GOAL: Omit the pictures and print exactly the lines of the listing below, starting at the first and ending at the line containing "0.2, 2.85, 2.9]".

COLLECTED DATA:
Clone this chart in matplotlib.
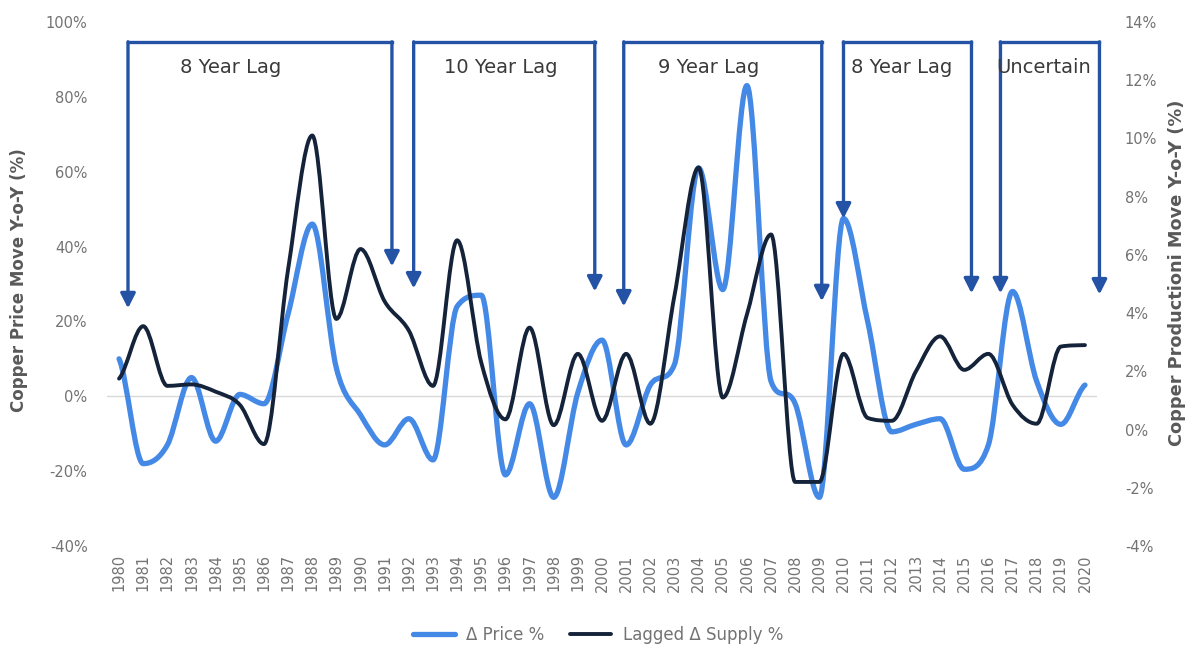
import matplotlib
matplotlib.use("Agg")
import matplotlib.pyplot as plt
import numpy as np
from matplotlib.path import Path
from matplotlib.patches import PathPatch
from matplotlib.lines import Line2D
from matplotlib.ticker import FuncFormatter, MultipleLocator

plt.rcParams['font.family'] = ['DejaVu Sans']

years = list(range(1980, 2021))
price_pct = [10, -18, -13, 5, -12, 0.5, -2, 22, 46, 7.5, -5, -13, -6, -17, 24, 27,
             -21, -2, -27, 1, 15, -13, 3, 8.5, 61, 28.5, 83, 4, -2, -27, 47.5, 20,
             -9.5, -7.5, -6, -19.5, -13, 28, 4, -7.5, 3]
supply_pct = [1.75, 3.55, 1.5, 1.55, 1.3, 0.85, -0.5, 5.5, 10.1, 3.8, 6.2, 4.4, 3.4,
              1.5, 6.5, 2.3, 0.35, 3.5, 0.15, 2.6, 0.3, 2.6, 0.2, 4.6, 9.0, 1.1, 3.95,
              6.7, -1.8, -1.8, 2.6, 0.4, 0.3, 2.0, 3.2, 2.05, 2.6, 0.85, 0.2, 2.85, 2.9]

# lag brackets: label, start year, end year, left tip (%), right tip (%)
bracket_labels = ["8 Year Lag", "10 Year Lag", "9 Year Lag", "8 Year Lag", "Uncertain"]
bracket_start = [1980.37, 1992.2, 2000.9, 2010.0, 2016.5]
bracket_end = [1991.3, 1999.7, 2009.1, 2015.3, 2020.6]
bracket_tip_start = [23.5, 28.8, 24.0, 47.5, 27.5]
bracket_tip_end = [34.7, 28.0, 25.4, 27.5, 27.2]
bracket_label_x = [1984.6, 1995.8, 2004.4, 2012.4, 2018.3]

left_label = "Copper Price Move Y-o-Y (%)"
right_label = "Copper Productioni Move Y-o-Y (%)"
legend_labels = ["\u0394 Price %", "Lagged \u0394 Supply %"]

PRICE_C = "#4589E6"
SUPPLY_C = "#14233A"
ARROW_C = "#2453A6"
GRAY = "#595959"
TICK_GRAY = "#737373"


def smooth_path(x, y):
    """Cubic Bezier path through the points: Catmull-Rom tangents, kept monotone."""
    x = np.asarray(x, float)
    y = np.asarray(y, float)
    n = len(x)
    h = np.diff(x)
    d = np.diff(y) / h
    m = np.zeros(n)
    m[0] = d[0] / 2.0
    m[-1] = d[-1] / 2.0
    for k in range(1, n - 1):
        if d[k - 1] * d[k] > 0:
            cr = (y[k + 1] - y[k - 1]) / (x[k + 1] - x[k - 1])
            lim = 3.0 * min(abs(d[k - 1]), abs(d[k]))
            m[k] = np.sign(cr) * min(abs(cr), lim)
        else:
            m[k] = 0.0
    verts = [(x[0], y[0])]
    codes = [Path.MOVETO]
    for i in range(n - 1):
        hi = h[i] / 3.0
        verts += [(x[i] + hi, y[i] + hi * m[i]),
                  (x[i + 1] - hi, y[i + 1] - hi * m[i + 1]),
                  (x[i + 1], y[i + 1])]
        codes += [Path.CURVE4] * 3
    return Path(verts, codes)


fig = plt.figure(figsize=(11.94, 6.56), dpi=100)
ax = fig.add_axes([0.0896, 0.1677, 0.8292, 0.7988])
ax2 = ax.twinx()

ax.set_xlim(1979.5, 2020.5)
ax.set_ylim(-40, 100)
ax2.set_ylim(-4, 14)

ax.axhline(0, color="#D9D9D9", lw=1.0, zorder=1)

ax.add_patch(PathPatch(smooth_path(years, price_pct), fill=False, edgecolor=PRICE_C,
                       lw=3.8, capstyle='round', joinstyle='round', zorder=3))
ax2.add_patch(PathPatch(smooth_path(years, supply_pct), fill=False, edgecolor=SUPPLY_C,
                        lw=2.8, capstyle='round', joinstyle='round', zorder=3))

for s in list(ax.spines.values()) + list(ax2.spines.values()):
    s.set_visible(False)

ax.set_xticks(years)
ax.set_xticklabels([str(y) for y in years], rotation=90, fontsize=10.5)
ax.yaxis.set_major_locator(MultipleLocator(20))
ax.yaxis.set_major_formatter(FuncFormatter(lambda v, p: f"{v:.0f}%"))
ax2.yaxis.set_major_locator(MultipleLocator(2))
ax2.yaxis.set_major_formatter(FuncFormatter(lambda v, p: f"{v:.0f}%"))
ax.tick_params(axis='both', length=0, labelcolor=TICK_GRAY)
ax.tick_params(axis='x', labelsize=10.5, pad=6)
ax.tick_params(axis='y', labelsize=10.5, pad=14)
ax2.tick_params(axis='y', length=0, labelsize=10.5, labelcolor=TICK_GRAY, pad=20)

ax.set_ylabel(left_label, fontsize=12, fontweight='bold', color=GRAY)
ax2.set_ylabel(right_label, fontsize=12.8, fontweight='bold', color=GRAY, rotation=90)
ax.yaxis.set_label_coords(-0.089, 0.508)
ax2.yaxis.set_label_coords(1.081, 0.521)
for lbl in (ax.yaxis.label, ax2.yaxis.label):
    lbl.set_horizontalalignment('center')
    lbl.set_verticalalignment('center')

top = 94.7
for lab, xs, xe, ts, te, lx in zip(bracket_labels, bracket_start, bracket_end,
                                   bracket_tip_start, bracket_tip_end, bracket_label_x):
    ax2.plot([xs, xe], [top, top], color=ARROW_C, lw=2.4, transform=ax.transData,
             solid_capstyle='projecting', clip_on=False, zorder=6)
    for xx, tip in ((xs, ts), (xe, te)):
        ax2.annotate("", xy=(xx, tip), xytext=(xx, top), xycoords=ax.transData,
                     textcoords=ax.transData, annotation_clip=False, zorder=6,
                     arrowprops=dict(arrowstyle="-|>,head_length=0.55,head_width=0.28",
                                     color=ARROW_C, lw=2.4, shrinkA=0, shrinkB=0,
                                     mutation_scale=16))
    ax2.text(lx, 87.9, lab, transform=ax.transData, ha='center', va='center',
             fontsize=14, color="#3A3A3A", zorder=7)

handles = [Line2D([], [], color=PRICE_C, lw=3.8, solid_capstyle='round'),
           Line2D([], [], color=SUPPLY_C, lw=2.8, solid_capstyle='round')]
fig.legend(handles, legend_labels, loc='center', bbox_to_anchor=(0.501, 0.032), ncol=2,
           frameon=False, fontsize=12, labelcolor=TICK_GRAY, handlelength=2.5,
           handletextpad=0.7, columnspacing=1.5)

fig.savefig("out.png", dpi=100)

WRITTEN SOLUTION:
Clone this chart in matplotlib.
import matplotlib
matplotlib.use("Agg")
import matplotlib.pyplot as plt
import numpy as np
from matplotlib.path import Path
from matplotlib.patches import PathPatch
from matplotlib.lines import Line2D
from matplotlib.ticker import FuncFormatter, MultipleLocator

plt.rcParams['font.family'] = ['DejaVu Sans']

years = list(range(1980, 2021))
price_pct = [10, -18, -13, 5, -12, 0.5, -2, 22, 46, 7.5, -5, -13, -6, -17, 24, 27,
             -21, -2, -27, 1, 15, -13, 3, 8.5, 61, 28.5, 83, 4, -2, -27, 47.5, 20,
             -9.5, -7.5, -6, -19.5, -13, 28, 4, -7.5, 3]
supply_pct = [1.75, 3.55, 1.5, 1.55, 1.3, 0.85, -0.5, 5.5, 10.1, 3.8, 6.2, 4.4, 3.4,
              1.5, 6.5, 2.3, 0.35, 3.5, 0.15, 2.6, 0.3, 2.6, 0.2, 4.6, 9.0, 1.1, 3.95,
              6.7, -1.8, -1.8, 2.6, 0.4, 0.3, 2.0, 3.2, 2.05, 2.6, 0.85, 0.2, 2.85, 2.9]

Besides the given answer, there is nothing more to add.